Ceci seulement à titre d’exemple, car il y a bien d’autres drôleries qu’on peut voir dans la critique de M.  Trévédy ; mais Goujet n’en a guère moins ; Niceron[1] et Colletet, si peu qu’ils disent, n’en sont point exempts.

Laissons ces critiques rétrospectives, voyons quels fondements solides on peut trouver pour la biographie de Meschinot.


II.


D’abord, la date précise de sa mort : elle nous est fournie par une épitaphe en vers, imprimée dans une des plus vieilles éditions de notre poète, non toutefois (comme l’a cru M.  Trévédy) la première donnée à Nantes par Étienne Larcher en 1493, mais une autre sans date, imprimée quelques années après à Paris par Pierre Le Caron. Brunet la croit antérieure à celle de Pigouchet de 1495 ; tout au moins est-elle du xve siècle. Comme cette épitaphe, curieuse en plus d’un point, n’a pas été réimprimée en entier depuis Goujet (1745) et qu’on n’en cite jamais que deux ou trois vers, il convient d’en reproduire ici le texte complet, en forme de rondeau, ainsi conçu :

Vertueux gist d’honneur bien proche.
En armes servit sans reproche
Cinq ducs.
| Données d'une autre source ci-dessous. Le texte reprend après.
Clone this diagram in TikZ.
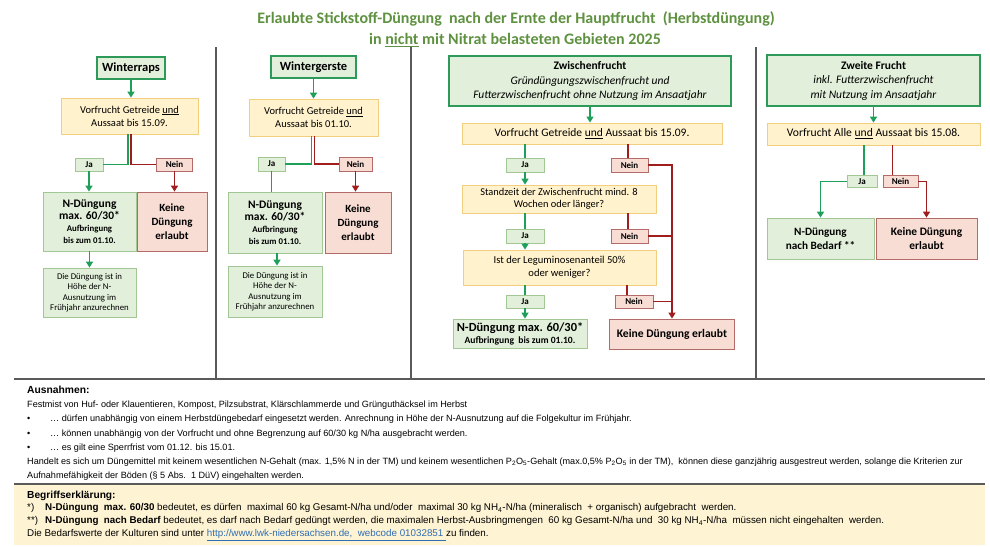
\documentclass[tikz,border=0pt]{standalone}
\usepackage{fontspec}
\setmainfont{Carlito}
\newfontfamily\arialfont{Liberation Sans}
\usetikzlibrary{positioning,calc,arrows.meta}

\definecolor{titelgruen}{HTML}{5E9140}
\definecolor{pfeilgruen}{HTML}{1FA05A}
\definecolor{pfeilrot}{HTML}{A11D1D}
\definecolor{kopfrand}{HTML}{2E9A5A}
\definecolor{gruenfeld}{HTML}{E2EFDA}
\definecolor{gruenrand}{HTML}{A3C794}
\definecolor{gelbfeld}{HTML}{FFF2CC}
\definecolor{gelbrand}{HTML}{F2CF7E}
\definecolor{rotfeld}{HTML}{F8DDD4}
\definecolor{rotrand}{HTML}{B56A6A}
\definecolor{trenngrau}{HTML}{5A5A5A}
\definecolor{hinweisfeld}{HTML}{FEF3D3}
\definecolor{linkblau}{HTML}{2F6DB5}

\begin{document}
\begin{tikzpicture}
[x=1pt,y=-1pt,>={Triangle[length=6pt,width=7pt]},
titel/.style = {inner sep=0pt, text=titelgruen, font=\fontsize{16}{19}\selectfont\bfseries},
kopf/.style = {draw=kopfrand, line width=1.6pt, fill=gruenfeld, inner sep=0pt, align=center, font=\fontsize{11.5}{14.5}\selectfont},
frage/.style = {draw=gelbrand, line width=0.8pt, fill=gelbfeld, inner sep=0pt, align=center, font=\fontsize{10.5}{13}\selectfont},
ja/.style = {draw=gruenrand, line width=0.8pt, fill=gruenfeld, inner sep=0pt, font=\fontsize{9}{10}\selectfont\bfseries},
nein/.style = {draw=rotrand, line width=0.8pt, fill=rotfeld, inner sep=0pt, font=\fontsize{9}{10}\selectfont\bfseries},
duengung/.style = {draw=gruenrand, line width=0.8pt, fill=gruenfeld, inner sep=0pt, align=center, font=\bfseries},
keine/.style = {draw=rotrand, line width=0.8pt, fill=rotfeld, inner sep=0pt, align=center, font=\fontsize{11}{14}\selectfont\bfseries},
anrechnung/.style = {draw=gruenrand, line width=0.8pt, fill=gruenfeld, inner sep=0pt, align=center, font=\fontsize{8.8}{10.5}\selectfont},
glinie/.style = {draw=pfeilgruen, line width=1.8pt},
rlinie/.style = {draw=pfeilrot, line width=1.8pt},
gpfeil/.style = {glinie, ->},
rpfeil/.style = {rlinie, ->},
trenner/.style = {draw=trenngrau, line width=2.4pt},
hinweis/.style = {anchor=west, inner sep=0pt, font=\arialfont\fontsize{9.1}{10}\selectfont},
erklaerung/.style = {anchor=west, inner sep=0pt, font=\arialfont\fontsize{9.8}{11}\selectfont},
]
\useasboundingbox (0,0) rectangle (990,546);

% Titel
\node (t1) at (516,19)[titel] {Erlaubte Stickstoff-Düngung\ \ nach der Ernte der Hauptfrucht\ \ (Herbstdüngung)};
\node (t2) at (515,40)[titel] {in \underline{nicht} mit Nitrat belasteten Gebieten 2025};

% Trennlinien
\draw[trenner] (216,47) -- (216,379);
\draw[trenner] (411,47) -- (411,379);
\draw[trenner] (756,47) -- (756,379);
\draw[trenner] (14,379) -- (985,379);
\fill[hinweisfeld] (14,485) rectangle (985,545);
\draw[trenner] (14,484) -- (985,484);

% Winterraps
\node (wr) at (131,68)[kopf,minimum width=68pt,minimum height=22pt,font=\fontsize{12.5}{14}\selectfont] {\textbf{Winterraps}};
\node (q1) at (129.5,116)[frage,minimum width=137pt,minimum height=36pt] {Vorfrucht Getreide \underline{und}\\Aussaat bis 15.09.};
\node (ja1) at (89,164.5)[ja,minimum width=28pt,minimum height=13pt] {Ja};
\node (nn1) at (174.5,164.5)[nein,minimum width=36pt,minimum height=13pt] {Nein};
\node (nd1) at (89.5,221.5)[duengung,minimum width=93pt,minimum height=59pt] {{\fontsize{11.5}{13}\selectfont N-Düngung}\\{\fontsize{11.5}{13}\selectfont max. 60/30*}\\{\fontsize{8.8}{11}\selectfont Aufbringung}\\{\fontsize{8.8}{11}\selectfont bis zum 01.10.}};
\node (kd1) at (172,221.5)[keine,minimum width=70pt,minimum height=59pt] {Keine\\Düngung\\erlaubt};
\node (an1) at (89.5,292.5)[anrechnung,minimum width=93pt,minimum height=49pt] {Die Düngung ist in\\Höhe der N-\\Ausnutzung im\\Frühjahr anzurechnen};
\draw[gpfeil] (wr.south) -- (wr.south |- q1.north);
\draw[glinie] ([xshift=-1.5pt]q1.south) |- (ja1.east);
\draw[rlinie] ([xshift=1.5pt]q1.south) |- (nn1.west);
\draw[gpfeil] (ja1.south) -- (ja1.south |- nd1.north);
\draw[rpfeil] (nn1.south) -- (nn1.south |- kd1.north);
\draw[gpfeil] (nd1.south) -- (nd1.south |- an1.north);

% Wintergerste
\node (wg) at (313.5,67)[kopf,minimum width=85pt,minimum height=22pt,font=\fontsize{12.5}{14}\selectfont] {\textbf{Wintergerste}};
\node (q2) at (313.5,117.5)[frage,minimum width=129pt,minimum height=37pt] {Vorfrucht Getreide \underline{und}\\Aussaat bis 01.10.};
\node (ja2) at (271.5,164)[ja,minimum width=27pt,minimum height=14pt] {Ja};
\node (nn2) at (355.5,164)[nein,minimum width=33pt,minimum height=14pt] {Nein};
\node (nd2) at (275,222.5)[duengung,minimum width=94pt,minimum height=61pt] {{\fontsize{11.5}{13}\selectfont N-Düngung}\\{\fontsize{11.5}{13}\selectfont max. 60/30*}\\{\fontsize{8.8}{11}\selectfont Aufbringung}\\{\fontsize{8.8}{11}\selectfont bis zum 01.10.}};
\node (kd2) at (358,222.5)[keine,minimum width=66pt,minimum height=61pt] {Keine\\Düngung\\erlaubt};
\node (an2) at (275,291.5)[anrechnung,minimum width=94pt,minimum height=51pt] {Die Düngung ist in\\Höhe der N-\\Ausnutzung im\\Frühjahr anzurechnen};
\draw[gpfeil] (wg.south) -- (wg.south |- q2.north);
\draw[glinie] ([xshift=-2pt]q2.south) |- (ja2.east);
\draw[rlinie] ([xshift=1pt]q2.south) |- (nn2.west);
\draw[glinie] (ja2.south) -- (ja2.south |- nd2.north);
\draw[rpfeil] (nn2.south) -- (nn2.south |- kd2.north);
\draw[gpfeil] ([xshift=2pt]nd2.south) -- ([xshift=2pt]nd2.south |- an2.north);

% Zwischenfrucht
\node (zf) at (590,81)[kopf,minimum width=282pt,minimum height=50pt] {\textbf{Zwischenfrucht}\\\textit{Gründüngungszwischenfrucht und}\\\textit{Futterzwischenfrucht ohne Nutzung im Ansaatjahr}};
\node (q3a) at (592,133.5)[frage,minimum width=260pt,minimum height=21pt,font=\fontsize{11.5}{13}\selectfont] {Vorfrucht Getreide \underline{und} Aussaat bis 15.09.};
\node (ja3a) at (525,165)[ja,minimum width=38pt,minimum height=14pt] {Ja};
\node (nn3a) at (629.5,165)[nein,minimum width=37pt,minimum height=14pt] {Nein};
\node (q3b) at (559,199)[frage,minimum width=194pt,minimum height=28pt,font=\fontsize{10.4}{12.5}\selectfont] {Standzeit der Zwischenfrucht mind. 8\\Wochen oder länger?};
\node (ja3b) at (525,236)[ja,minimum width=38pt,minimum height=14pt] {Ja};
\node (nn3b) at (629.5,236)[nein,minimum width=37pt,minimum height=14pt] {Nein};
\node (q3c) at (559.5,267.5)[frage,minimum width=193pt,minimum height=35pt,font=\fontsize{10.6}{13}\selectfont] {Ist der Leguminosenanteil 50\%\\oder weniger?};
\node (ja3c) at (525,301.5)[ja,minimum width=38pt,minimum height=13pt] {Ja};
\node (nn3c) at (634,301.5)[nein,minimum width=38pt,minimum height=13pt] {Nein};
\node (nd3) at (520,333.5)[duengung,minimum width=134pt,minimum height=29pt] {{\fontsize{12.4}{13.5}\selectfont N-Düngung max. 60/30*}\\{\fontsize{9.6}{10.5}\selectfont Aufbringung\ \ bis zum 01.10.}};
\node (kd3) at (672,334)[keine,minimum width=125pt,minimum height=30pt,font=\fontsize{11.6}{14}\selectfont\bfseries] {Keine Düngung erlaubt};
\draw[gpfeil] (zf.south) -- (zf.south |- q3a.north);
\draw[glinie] (ja3a.north |- q3a.south) -- (ja3a.north);
\draw[gpfeil] (ja3a.south) -- (ja3a.south |- q3b.north);
\draw[glinie] (ja3b.north |- q3b.south) -- (ja3b.north);
\draw[gpfeil] (ja3b.south) -- (ja3b.south |- q3c.north);
\draw[glinie] (ja3c.north |- q3c.south) -- (ja3c.north);
\draw[gpfeil] (ja3c.south) -- (ja3c.south |- nd3.north);
\draw[rlinie] ([xshift=-1.5pt]nn3a.north |- q3a.south) -- ([xshift=-1.5pt]nn3a.north);
\draw[rlinie] ([xshift=-1.5pt]nn3b.north |- q3b.south) -- ([xshift=-1.5pt]nn3b.north);
\draw[rlinie] ([xshift=-7pt]nn3c.north |- q3c.south) -- ([xshift=-7pt]nn3c.north);
\draw[rpfeil] (nn3a.east) -| (kd3.north);
\draw[rlinie] (nn3b.east) -- (nn3b.east -| kd3.north);
\draw[rlinie] (nn3c.east) -- (nn3c.east -| kd3.north);

% Zweite Frucht
\node (zw) at (873.5,80.5)[kopf,minimum width=213pt,minimum height=51pt] {\textbf{Zweite Frucht}\\\textit{inkl. Futterzwischenfrucht}\\\textit{mit Nutzung im Ansaatjahr}};
\node (q4) at (873.5,134)[frage,minimum width=213pt,minimum height=22pt,font=\fontsize{11.6}{13}\selectfont] {Vorfrucht Alle \underline{und} Aussaat bis 15.08.};
\node (ja4) at (862,181.5)[ja,minimum width=30pt,minimum height=12pt] {Ja};
\node (nn4) at (900.5,181.5)[nein,minimum width=35pt,minimum height=12pt] {Nein};
\node (nd4) at (820.5,238.5)[duengung,minimum width=107pt,minimum height=41pt,font=\fontsize{11.2}{14}\selectfont\bfseries] {N-Düngung\\nach Bedarf **};
\node (kd4) at (926.5,238.5)[keine,minimum width=101pt,minimum height=41pt,font=\fontsize{11.4}{14}\selectfont\bfseries] {Keine Düngung\\erlaubt};
\draw[gpfeil] (zw.south) -- (zw.south |- q4.north);
\draw[glinie] ([xshift=2pt]ja4.north |- q4.south) -- ([xshift=2pt]ja4.north);
\draw[gpfeil] (ja4.west) -| (nd4.north);
\draw[rlinie] ([xshift=-8pt]nn4.north |- q4.south) -- ([xshift=-8pt]nn4.north);
\draw[rpfeil] (nn4.east) -| (kd4.north);

% Ausnahmen
\node (au0) at (27,390)[hinweis,font=\arialfont\fontsize{10.3}{11}\selectfont\bfseries] {Ausnahmen:};
\node (au1) at (27,405)[hinweis] {Festmist von Huf- oder Klauentieren, Kompost, Pilzsubstrat, Klärschlammerde und Grünguthäcksel im Herbst};
\node (b1) at (27,419)[hinweis] {•};
\node (au2) at (50,419)[hinweis] {… dürfen unabhängig von einem Herbstdüngebedarf eingesetzt werden. Anrechnung in Höhe der N-Ausnutzung auf die Folgekultur im Frühjahr.};
\node (b2) at (27,434)[hinweis] {•};
\node (au3) at (50,434)[hinweis] {… können unabhängig von der Vorfrucht und ohne Begrenzung auf 60/30 kg N/ha ausgebracht werden.};
\node (b3) at (27,448)[hinweis] {•};
\node (au4) at (50,448)[hinweis] {… es gilt eine Sperrfrist vom 01.12. bis 15.01.};
\node (au5) at (27,462)[hinweis] {Handelt es sich um Düngemittel mit keinem wesentlichen N-Gehalt (max. 1,5\% N in der TM) und keinem wesentlichen P\textsubscript{2}O\textsubscript{5}-Gehalt (max.0,5\% P\textsubscript{2}O\textsubscript{5} in der TM),\ \ können diese ganzjährig ausgestreut werden, solange die Kriterien zur};
\node (au6) at (27,476)[hinweis] {Aufnahmefähigkeit der Böden (§ 5 Abs.\ \ 1 DüV) eingehalten werden.};

% Begriffserklaerung
\node (be0) at (27,496)[erklaerung,font=\arialfont\fontsize{10.2}{11}\selectfont\bfseries] {Begriffserklärung:};
\node (s1) at (27,508)[erklaerung] {*)};
\node (be1) at (45,508)[erklaerung] {\textbf{N-Düngung\ \ max. 60/30} bedeutet,\ es dürfen\ \ maximal 60 kg Gesamt-N/ha und/oder\ \ maximal 30 kg NH\textsubscript{4}-N/ha (mineralisch\ \ + organisch) aufgebracht\ \ werden.};
\node (s2) at (27,521)[erklaerung] {**)};
\node (be2) at (45,521)[erklaerung] {\textbf{N-Düngung\ \ nach Bedarf} bedeutet,\ es darf nach Bedarf gedüngt werden,\ die maximalen Herbst-Ausbringmengen\ \ 60 kg Gesamt-N/ha und\ \ 30 kg NH\textsubscript{4}-N/ha\ \ müssen nicht eingehalten\ \ werden.};
\node (be3) at (27,535)[erklaerung] {Die Bedarfswerte der Kulturen sind unter \textcolor{linkblau}{\underline{http://www.lwk-niedersachsen.de,\ \ webcode 01032851\ }}zu finden.};
\end{tikzpicture}
\end{document}
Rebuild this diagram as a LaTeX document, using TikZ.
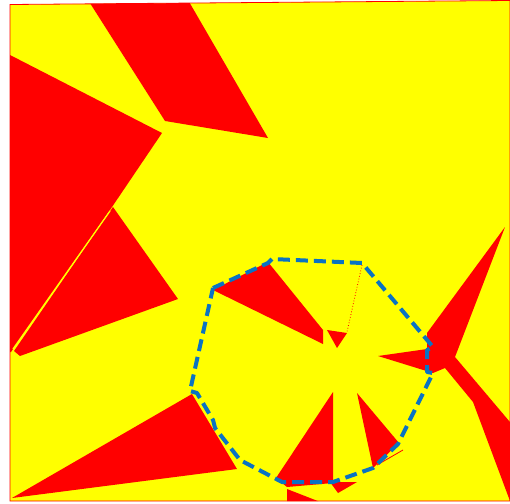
\documentclass[tikz,border=0pt]{standalone}
\definecolor{octblue}{RGB}{10,115,195}
\definecolor{pureyellow}{RGB}{255,255,0}
\definecolor{purered}{RGB}{255,0,0}
\begin{document}
\begin{tikzpicture}[x=1pt,y=-1pt,
  redreg/.style={fill=purered, draw=none},
  gapline/.style={draw=pureyellow, line width=1.3pt},
  thinred/.style={draw=purered, line width=0.8pt},
  oct/.style={draw=octblue, line width=4pt, dash pattern=on 12pt off 6pt, line join=round}]
\useasboundingbox (0,0) rectangle (510,503);
\fill[white] (0,0) rectangle (510,503);
\coordinate (s1) at (10,4.5);
\coordinate (s2) at (510,0.5);
\coordinate (s3) at (510,501);
\coordinate (s4) at (10,501);
\fill[pureyellow] (s1) -- (s2) -- (s3) -- (s4) -- cycle;
\begin{scope}
  \clip (s1) -- (s2) -- (s3) -- (s4) -- cycle;
  % top band
  \fill[redreg] (88,0) -- (188,0) -- (268,138) -- (165,121) -- cycle;
  % big left region
  \fill[redreg] (0,55) -- (10,55) -- (162,133) -- (112,207) -- (11,352) -- (0,352) -- cycle;
  % triangle below
  \fill[redreg] (113,207) -- (178,299) -- (20,356) -- (14,351) -- cycle;
  \draw[gapline] (110,211) -- (13,349);
  % bottom-left triangle
  \fill[redreg] (192,394) -- (237,469) -- (12,498) -- cycle;
  % triangles inside octagon
  \fill[redreg] (213,290) -- (268,262) -- (323,330) -- (323,344) -- cycle;
  \fill[redreg] (327,330) -- (347,333) -- (337,348) -- cycle;
  \draw[purered, line width=0.8pt, dotted] (362,265) -- (347,332);
  \fill[redreg] (333,392) -- (276,478) -- (287,487) -- (333,483) -- cycle;
  \fill[redreg] (330,482) -- (357,482) -- (338,493) -- cycle;
  \fill[redreg] (287,489) -- (287,505) -- (328,505) -- cycle;
  \fill[redreg] (357,393) -- (399,443) -- (373,468) -- cycle;
  \draw[thinred] (377,465) -- (403,450);
  % right star shape
  \fill[redreg] (505,227) -- (455,357) -- (515,428) -- (515,505) -- (510,501)
     -- (473,402) -- (445,368) -- (433,373) -- (378,356) -- (427,349)
     -- (427,333) -- cycle;
\end{scope}
\draw[purered, line width=0.8pt] (s1) -- (s2) -- (s3) -- (s4) -- cycle;
% dashed octagon
\coordinate (p1) at (213,288);
\coordinate (p2) at (268,263);
\coordinate (p3) at (272,259);
\coordinate (p4) at (362,263);
\coordinate (p5) at (433,347);
\coordinate (p6) at (427,350);
\coordinate (p7) at (427,372);
\coordinate (p8) at (433,373);
\coordinate (p9) at (398,444);
\coordinate (p10) at (373,468);
\coordinate (p11) at (333,482);
\coordinate (p12) at (282,482);
\coordinate (p13) at (240,460);
\coordinate (p14) at (215,428);
\coordinate (p15) at (213,420);
\coordinate (p16) at (197,393);
\coordinate (p17) at (190,391);
\draw[oct] (p1) -- (p2) -- (p3) -- (p4) -- (p5) -- (p6) -- (p7) -- (p8) -- (p9)
  -- (p10) -- (p11) -- (p12) -- (p13) -- (p14) -- (p15) -- (p16) -- (p17) -- cycle;
\end{tikzpicture}
\end{document}
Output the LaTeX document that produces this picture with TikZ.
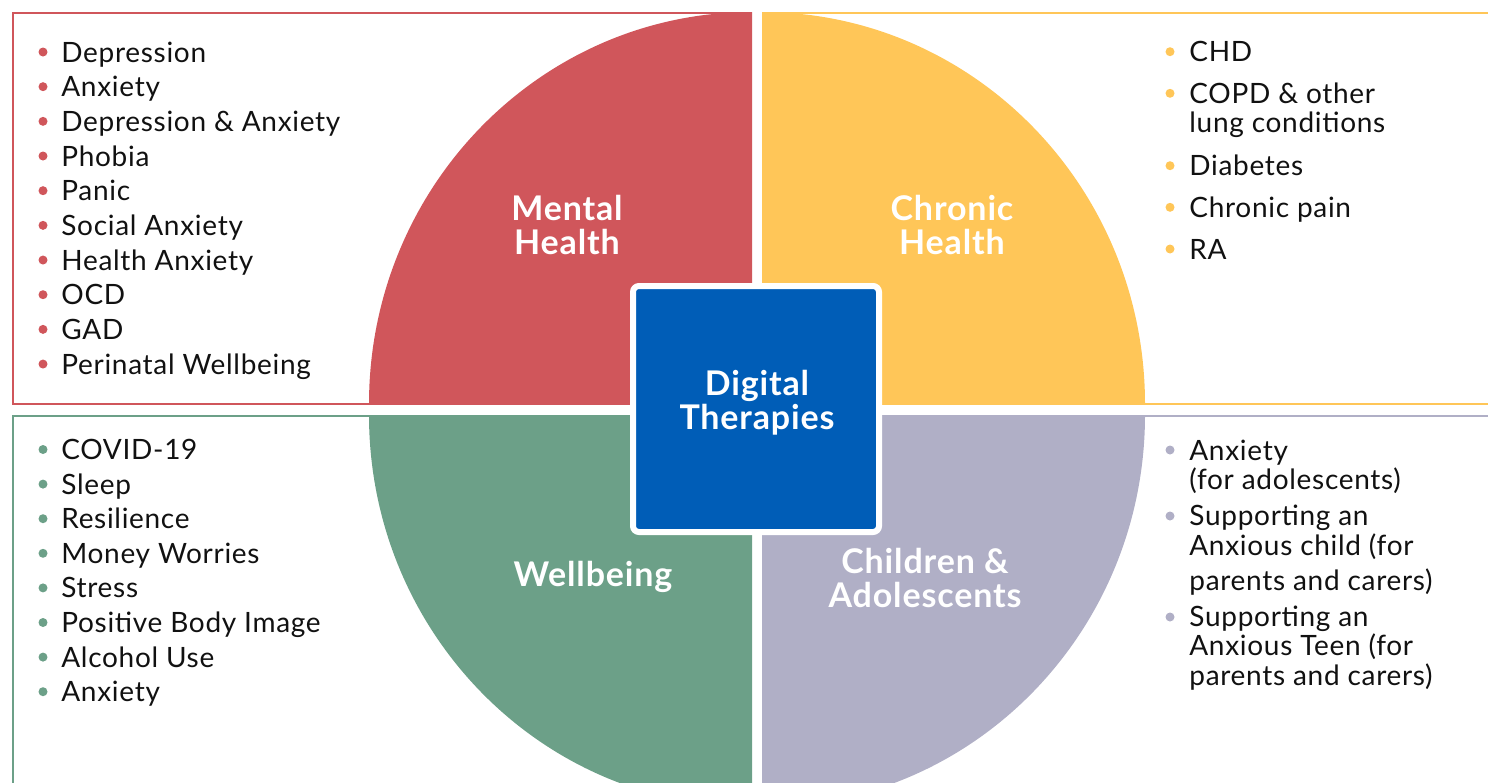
\documentclass[tikz,border=0pt]{standalone}
\usepackage{fontspec}
\setmainfont{Lato}[LetterSpace=2.5]
\usepackage{xcolor}
\usetikzlibrary{positioning}

\definecolor{mhred}{HTML}{D0565B}
\definecolor{chyellow}{HTML}{FFC658}
\definecolor{wbgreen}{HTML}{6CA088}
\definecolor{calilac}{HTML}{B0AFC6}
\definecolor{dtblue}{HTML}{005DB7}
\definecolor{txt}{HTML}{111111}

\begin{document}
\begin{tikzpicture}[x=0.5pt,y=-0.5pt]
	\tikzstyle{item}=[anchor=base west, inner sep=0pt, text=txt, font=\fontsize{14}{14.6}\selectfont, align=left]
	\tikzstyle{head}=[text=white, inner sep=0pt, align=center, font=\fontsize{17}{17.2}\selectfont\bfseries]
	\tikzstyle{frame}=[line width=1.2pt]
	\useasboundingbox (0,0) rectangle (1488,782);
	\begin{scope}
	\clip (0,0) rectangle (1488,782);
	% frames
	\draw[frame, mhred] (13,13) rectangle (750,404);
	\draw[frame, chyellow] (764,13) rectangle (1500,404);
	\draw[frame, wbgreen] (13,416) rectangle (750,800);
	\draw[frame, calilac] (764,416) rectangle (1500,800);
	% quarters
	\fill[mhred] (752,404) -- (369,404) arc[start angle=180, end angle=270, x radius=383, y radius=392] -- cycle;
	\fill[chyellow] (762,404) -- (762,12) arc[start angle=270, end angle=360, x radius=383, y radius=392] -- cycle;
	\fill[wbgreen] (752,415) -- (369,415) arc[start angle=180, end angle=90, x radius=383, y radius=392] -- cycle;
	\fill[calilac] (762,415) -- (1145,415) arc[start angle=0, end angle=90, x radius=383, y radius=392] -- cycle;
	\end{scope}

	\node[head] (mh) at (567,225) {Mental\\Health};
	\node[head] (ch) at (952,225) {Chronic\\Health};
	\node[head] (wb) at (593,577) {Wellbeing};
	\node[head] (ca) at (925,578) {Children \&\\Adolescents};

	\node[draw=white, line width=3pt, fill=dtblue, minimum size=123pt, rounded corners=3pt] (dtbox) at (756,409) {};
	\node[head] (dt) at (757,403) {Digital\\Therapies};

	% mental health list
	\foreach \t [count=\i] in {Depression, Anxiety, Depression \& Anxiety, Phobia, Panic, Social Anxiety, Health Anxiety, OCD, GAD, Perinatal Wellbeing}{
		\fill[mhred] (43,{52+34.67*(\i-1)}) circle[radius=4.5];
		\node[item] (mh\i) at (61,{62+34.67*(\i-1)}) {\t};
	}
	% wellbeing list
	\foreach \t [count=\i] in {COVID-19, Sleep, Resilience, Money Worries, Stress, Positive Body Image, Alcohol Use, Anxiety}{
		\fill[wbgreen] (43,{449.5+34.6*(\i-1)}) circle[radius=4.5];
		\node[item] (wb\i) at (61,{459.5+34.6*(\i-1)}) {\t};
	}
	% chronic health list (y = last baseline / bullet)
	\foreach \t/\y/\b [count=\i] in {CHD/61.7/51.7, COPD \& other\\lung conditions/132.3/93.3, Diabetes/175.7/165.7, Chronic pain/217.3/207.3, RA/259/249}{
		\fill[chyellow] (1170,\b) circle[radius=4.5];
		\node[item] (ch\i) at (1189,\y) {\t};
	}
	% children list
	\node[item] (ca1) at (1189,489.3) {Anxiety\\(for adolescents)};
	\node[item] (ca2) at (1189,590.7) {Supporting an\\Anxious child (for\\[3.2pt]parents and carers)};
	\node[item] (ca3) at (1189,685) {Supporting an\\Anxious Teen (for\\parents and carers)};
	\foreach \y in {450,516,617}
		\fill[calilac] (1170,\y) circle[radius=4.5];
\end{tikzpicture}
\end{document}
Onc ne fut reprochié.
Priez Dieu qu’il soit approchié
Du pardon qui sa joye approche.

De Meschinot fut son surnom,
Lunettes fit (cil Iehan eut nom)
Et maint beau dicté sans redite.

  1. Niceron, Mémoires pour servir à l’histoire des hommes illustres de la république des lettres, t. XXXVI (Paris, 1736), p. 357-361.